The Norton Simon Museum is an art museum located in Pasadena, California. It is known around the world as one of the most remarkable private art collections ever assembled. The Norton Simon collections include European paintings, sculptures, and tapestries; Asian sculptures, paintings, and woodblock prints; and sculpture gardens displaying many sculptors’ work in a landscape setting around a large pond. The museum contains the Norton Simon Theater, which shows film programs daily, and hosts lectures, symposia, and dance and musical performances year-round. From 1996 to 1999, the Museum underwent a major interior renovation by Frank Gehry. It is a beautiful work of architecture that blends structural passion with the tranquility of its surroundings.

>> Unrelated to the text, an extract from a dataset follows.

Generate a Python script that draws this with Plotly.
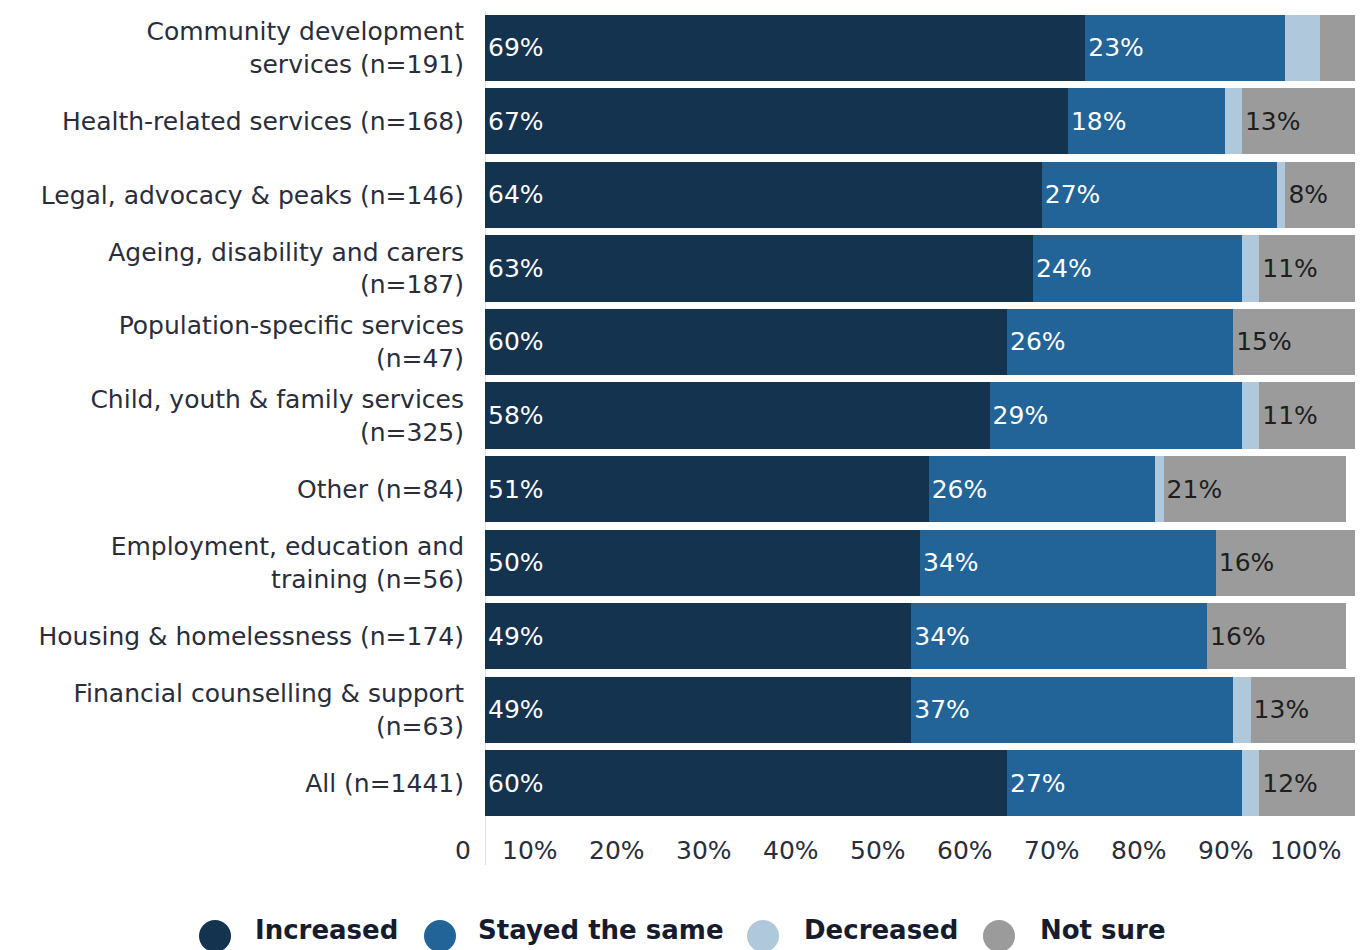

Olvera Street, known as “the birthplace of Los Angeles,” is a Mexican marketplace that recreates a romantic “Old Los Angeles” with a block-long narrow, tree-shaded, brick-lined market with various structures, painted stalls, street vendors and cafés. Olvera Street was created in 1930 “to preserve and present the customs and trades of early California.” Many of the merchants on Olvera Street today are descendants of original vendors. My favorite discovery? The delicious dulce de leche churros dipped in cinnamon and sugar!
Open to the public since 1996, the Skirball Cultural Center has established itself as one of the world's most dynamic Jewish cultural institutions and among the leading cultural venues in Los Angeles. Its mission is to explore the connections between 4,000 years of Jewish heritage and the vitality of American democratic ideals. It seeks to welcome and inspire people of every ethnic and cultural identity in American life.

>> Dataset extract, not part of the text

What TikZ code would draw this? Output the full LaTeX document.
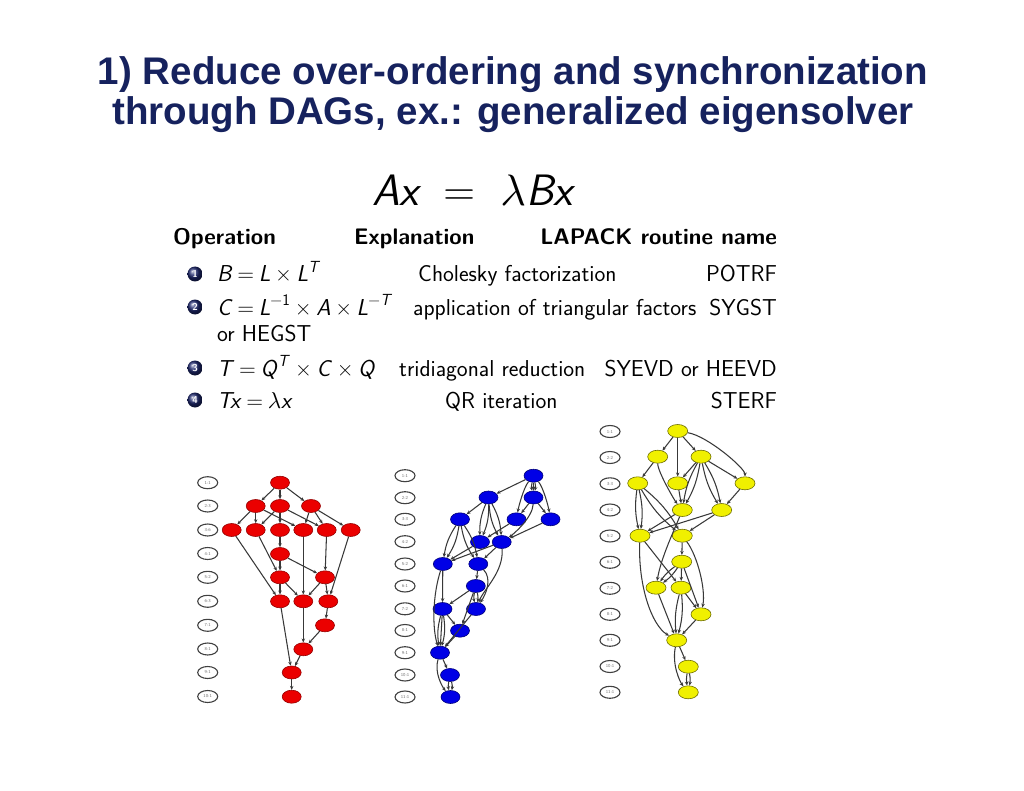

The Huntington Library, Art Collections and Botanical Gardens (or The Huntington) is a collections-based educational and research institution. In addition to the library, the institution houses an extensive art collection with a focus on 18th and 19th-century European art and 17th to mid-20th-century American art. The property also includes approximately 120 acres of specialized botanical landscaped gardens, most notably the “Japanese Garden”, the “Desert Garden”, and the “Chinese Garden.”